Stephen Hunt’s Jackelian books are a useful reminder that British steampunk fantasy does not need to live in Victorian London to inherit some of its pressures. The Jackelian world takes the machinery of class, bureaucracy, airships, steam-driven wonders, ancient institutions and political absurdity, then translates them into a secondary world. That can be more freeing than returning to the same gaslit street yet again. Sometimes the best way to write London is to build a strange cousin with different street names and the same habit of making life complicated.

Still, we return. Of course we do. London is too good to abandon.
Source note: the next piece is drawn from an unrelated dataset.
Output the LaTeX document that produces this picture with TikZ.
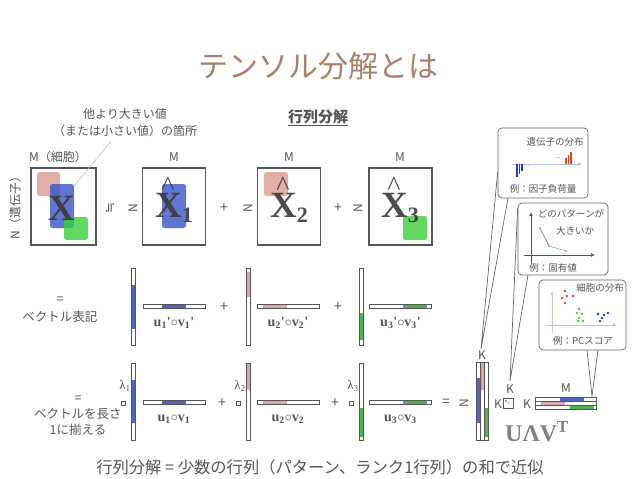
\documentclass[tikz,border=0pt]{standalone}
\usepackage{fontspec}
\setmainfont{Noto Sans CJK JP}
\newfontfamily\serifb{Liberation Serif}
\newfontfamily\symfont{DejaVu Sans}
\usetikzlibrary{arrows.meta,positioning}
\definecolor{TTitle}{HTML}{A8806E}
\definecolor{TInk}{HTML}{555555}
\definecolor{XInk}{HTML}{3A3A3A}
\definecolor{TBlue}{HTML}{3A52C8}
\definecolor{TRed}{HTML}{D99A94}
\definecolor{TGreen}{HTML}{3CCF3C}
\definecolor{TVBlue}{HTML}{5064C4}
\definecolor{TVRed}{HTML}{D9AAA8}
\definecolor{TVGreen}{HTML}{55B055}
\definecolor{CInk}{HTML}{666666}
\definecolor{AxBlue}{HTML}{B4C0EC}
\definecolor{AxPink}{HTML}{F2BDBD}
\definecolor{DBlue}{HTML}{1E3CC0}
\definecolor{DRed}{HTML}{E0461E}
\definecolor{DGreen}{HTML}{2ED82E}
\newcommand\fsz[1]{\fontsize{#1}{#1}\selectfont}
\newcommand\fszl[2]{\fontsize{#1}{#2}\selectfont}

\begin{document}
\begin{tikzpicture}[x=1pt,y=-1pt,
  lbl/.style={text=TInk,font=\fsz{12},inner sep=0pt,align=center},
  mat/.style={draw=TInk,line width=1.1pt,minimum width=63pt,minimum height=77pt,inner sep=0pt},
  bigx/.style={text=XInk,font=\serifb\bfseries\fsz{37},inner sep=0pt,opacity=.9},
  hatx/.style={text=XInk,font=\serifb\fsz{28},inner sep=0pt,opacity=.9},
  patch/.style={rounded corners=2.5pt,opacity=.8},
  vbar/.style={draw=TInk,line width=.8pt,minimum width=4pt,minimum height=77pt,inner sep=0pt},
  hbar/.style={draw=TInk,line width=.8pt,minimum width=62pt,minimum height=4pt,inner sep=0pt},
  vec/.style={text=TInk,font=\serifb\bfseries\fsz{14},inner sep=0pt},
  lam/.style={text=TInk,font=\serifb\fsz{13},inner sep=0pt},
  dotbox/.style={draw=TInk,line width=.7pt,minimum size=4pt,inner sep=0pt},
  op/.style={text=TInk,font=\fsz{14},inner sep=0pt},
  callout/.style={draw=CInk,line width=.7pt,rounded corners=4pt,fill=white,inner sep=0pt},
  ctext/.style={text=TInk,font=\fsz{9.5},inner sep=0pt,align=center},
  tail/.style={draw=CInk,line width=.7pt},
  ax/.style={-{Latex[length=4pt,width=4pt]},line width=.8pt}
]
\useasboundingbox (0,0) rectangle (638,479);

\node[text=TTitle,font=\fsz{30}] (title) at (318,66) {テンソル分解とは};
\node[lbl,font=\bfseries\fsz{15}] (head) at (318,118) {\underline{行列分解}};
\node[lbl,font=\fszl{12}{17}] (note) at (125,123) {他より大きい値\\（または小さい値）の箇所};

% matrices
\node[mat,minimum width=65pt] (m0) at (63.5,206.5) {};
\node[mat] (m1) at (174,206.5) {};
\node[mat] (m2) at (289,206.5) {};
\node[mat] (m3) at (400.5,206.5) {};

\fill[TRed,patch] (37,172) rectangle (60,196);
\fill[TBlue,patch] (50,184) rectangle (74,228);
\fill[TGreen,patch] (64,217) rectangle (88,240);
\fill[TBlue,patch] (162,184) rectangle (186,228);
\fill[TRed,patch] (264,172) rectangle (288,196);
\fill[TGreen,patch] (403,216) rectangle (427,240);

\node[bigx] (x0) at (62,208) {X};
\foreach \i/\px in {1/174,2/289,3/400}{
  \node[bigx] (x\i) at (\px,208) {X\raisebox{-5pt}{\fsz{22}\i}};
  \node[hatx] (h\i) at (\px-6,186) {\textasciicircum};
}
\draw[black!25,line width=.6pt] (note.south) ++(-14,4) coordinate (n0) -- (74,186);

\node[lbl] (cm0) at (58,157) {M（細胞）};
\foreach \px in {174,289,400}{\node[lbl] at (\px,157) {M};}
\node[lbl,rotate=90] (cn0) at (15,205) {N（遺伝子）};
\foreach \px in {133,248,358}{\node[lbl,rotate=90] at (\px,208) {N};}
\node[op,font=\symfont\fsz{13},rotate=90] (approx) at (110,208) {≒};
\node[op] (p1) at (224,208) {+};
\node[op] (p2) at (338,208) {+};

% rank-1 terms
\node[lbl,font=\fszl{12.5}{18}] (vnote) at (60,310) {=\\ベクトル表記};
\node[lbl,font=\fszl{12.5}{16}] (unote) at (78,416) {=\\ベクトルを長さ\\1に揃える};
\foreach \i/\cx/\mx/\col/\ay/\by/\cy/\dy/\ha/\hb in {
  1/133/174/TVBlue/285/329/380/423/162/186,
  2/248/288/TVRed/272/297/363/390/263/287,
  3/361/400.5/TVGreen/313/340/408/437/403/427}{
  \fill[\col] (\cx-2,\ay) rectangle (\cx+2,\by);
  \node[vbar] (va\i) at (\cx,306.5) {};
  \fill[\col] (\ha,304) rectangle (\hb,308);
  \node[hbar] (ha\i) at (\mx,306) {};
  \node[vec] (la\i) at (\mx,323) {u\textsubscript{\i}\textquotesingle$\circ$v\textsubscript{\i}\textquotesingle};
  \fill[\col] (\cx-2,\cy) rectangle (\cx+2,\dy);
  \node[vbar] (vb\i) at (\cx,401.5) {};
  \fill[\col] (\ha,400) rectangle (\hb,404);
  \node[hbar] (hb\i) at (\mx,402) {};
  \node[vec] (lb\i) at (\mx,419) {u\textsubscript{\i}$\circ$v\textsubscript{\i}};
  \node[lam] (lam\i) at (\cx-8,386) {λ\textsubscript{\i}};
  \node[dotbox] (s\i) at (\cx-10,403) {};
}
\foreach \px/\py in {224/307,338/307,222/403,335/403}{\node[op] at (\px,\py) {+};}

% U Lambda V^T
\node[op] (eq) at (446,403) {=};
\node[lbl,rotate=90] (nU) at (464,403) {N};
\foreach \j/\col/\ta/\tb in {0/TVBlue/378/423,1/TVRed/362/390,2/TVGreen/408/437}{
  \fill[\col] (476+4*\j,\ta) rectangle (480+4*\j,\tb);
  \draw[TInk,line width=.8pt] (476+4*\j,362) rectangle (480+4*\j,440);
}
\node[lbl] (kU) at (482,355) {K};
\node[lbl] (kL) at (498,404) {K};
\node[draw=TInk,line width=.8pt,minimum size=10pt,inner sep=0pt] (lmat) at (508,403) {};
\fill[TVBlue!60] (504.5,399.5) rectangle (506.5,401.5);
\fill[TVRed!70] (507,402) rectangle (509,404);
\node[lbl] (kT) at (510,389) {K};
\node[lbl] (kV) at (527,404) {K};
\node[lbl] (mV) at (566,388) {M};
\foreach \j/\col/\ta/\tb in {0/TVBlue/560/584,1/TVRed/541/565,2/TVGreen/570/594}{
  \fill[\col] (\ta,397+4*\j) rectangle (\tb,401+4*\j);
  \draw[TInk,line width=.8pt] (535,397+4*\j) rectangle (596,401+4*\j);
}
\node[text=black!50,font=\serifb\bfseries\fsz{24},inner sep=0pt] (uvt) at (537,432) {UΛV\textsuperscript{T}};

% callouts
\coordinate (tipA) at (481,349);
\coordinate (tipB) at (510,381);
\coordinate (tipC) at (592,396);
\node[callout,minimum width=90pt,minimum height=70pt] (cA) at (543,163) {};
\node[callout,minimum width=90pt,minimum height=72pt] (cB) at (563,239) {};
\node[callout,minimum width=87pt,minimum height=70pt] (cC) at (582.5,315) {};
\draw[tail] (cA.west |- 0,172) -- (tipA) -- (508,198);
\draw[tail] (cB.west |- 0,208) -- (tipB) -- (528,275);
\draw[tail] (587,350) -- (tipC) -- (598,350);

% gene loadings
\node[ctext] (tA) at (555,142) {遺伝子の分布};
\draw[ax,AxBlue] (512,164) -- (582,164);
\foreach \bx/\bh in {516/177,518.5/174,521/171}{\fill[DBlue] (\bx,164) rectangle (\bx+1.5,\bh);}
\node[ctext,text=DBlue!60,font=\fsz{7}] at (528,166) {...};
\foreach \bx/\bh in {565/158,567.5/155,570/152}{\fill[DRed] (\bx,164) rectangle (\bx+1.5,\bh);}
\node[ctext,text=black!70,font=\fsz{7}] at (558,158) {...};
\node[ctext] (bA) at (543,189) {例：因子負荷量};

% eigenvalues
\node[ctext] (tB) at (571,214) {どのパターンが};
\node[ctext] (tB2) at (575,231) {大きいか};
\draw[ax,TInk] (531,263) -- (531,212);
\draw[ax,TInk] (524,255) -- (595,255);
\draw[line width=.7pt,TRed!80!blue] (540,228) -- (549,246);
\draw[line width=.7pt,TVGreen!70] (549,246) -- (566,251);
\fill[blue!30] (540,228) circle (1.3);
\fill[TRed] (549,246) circle (1.3);
\fill[TVGreen!60] (566,251) circle (1.3);
\node[ctext] (bB) at (553,268) {例：固有値};

% cell scores
\node[ctext] (tC) at (600,288) {細胞の分布};
\draw[ax,AxPink] (552,333) -- (552,291);
\draw[ax,AxBlue] (546,325) -- (617,325);
\foreach \dx/\dy in {565/291,562/298,567/296,573/296,565/303}{\fill[DRed] (\dx,\dy) circle (1.3);}
\foreach \dx/\dy in {579/309,577/313,582/314,579/318,583/321,578/321}{\fill[DGreen] (\dx,\dy) circle (1.3);}
\foreach \dx/\dy in {598/314,604/315,608/313,602/318,600/321}{\fill[DBlue] (\dx,\dy) circle (1.3);}
\node[ctext] (bC) at (583,341) {例：PCスコア};

\node[lbl,font=\fsz{16.3}] (sum) at (320,467) {行列分解 = 少数の行列（パターン、ランク1行列）の和で近似};
\end{tikzpicture}
\end{document}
It has the Thames, the fog, the clubs, the bridges, the railways, the theatres, the newspapers, the museums, the laboratories, the rookeries, the gentlemen, the criminals, the radicals, the clerks, the coroners, the cabbies, the occultists, the mad doctors, the wronged women, the ambitious machines and the sense that something terrible is happening three streets away and will shortly require a hansom cab.

The trick is not to avoid London. The trick is to make it work for its supper.

Use the fog, but know what it hides. Use the gaslight, but remember who paid for it. Use the grand houses, but open the servants’ stairs. Use the laboratory, but visit the factory. Use the gentleman detective, but let the witness speak. Use the empire, but do not let it narrate unchallenged. Use the sewers, because frankly the genre has not used nearly enough plumbing.

Victorian London remains one of steampunk’s great capitals because it is already half machine, half theatre and half crime scene, which is too many halves but exactly enough city. It can be lazy shorthand or magnificent engine. It can trap the genre in old habits or give it a pressure chamber where history, technology and class all start banging on the pipes.

So yes, send us back to London. Give us fog, gaslight and a clock tower with suspicious vibrations. Give us a Babbage engine in Whitehall, an automaton in a Mayfair parlour, vampires at court, detectives in alleys, airships over the Thames and a traction version of the city preparing to eat Kent.

But somewhere beneath it all, let the drains gurgle.

That is where London keeps the truth.

Beyond the postcard

The trouble with a default setting is that it can become wallpaper. The works that last do something with the city rather than merely photographing it. Tim Powers’ The Anubis Gates fills its London with beggar guilds and body-swapping sorcerers; the gaslight hides genuine menace.

Even stories that leave London keep it as a reference point. The city is the genre’s sea level, the thing everything else is measured against.

Why it matters

London gives steampunk a ready-made stage of class, empire and invention. The danger is nostalgia; the reward, when a writer resists it, is a setting that already contains every argument the genre wants to have.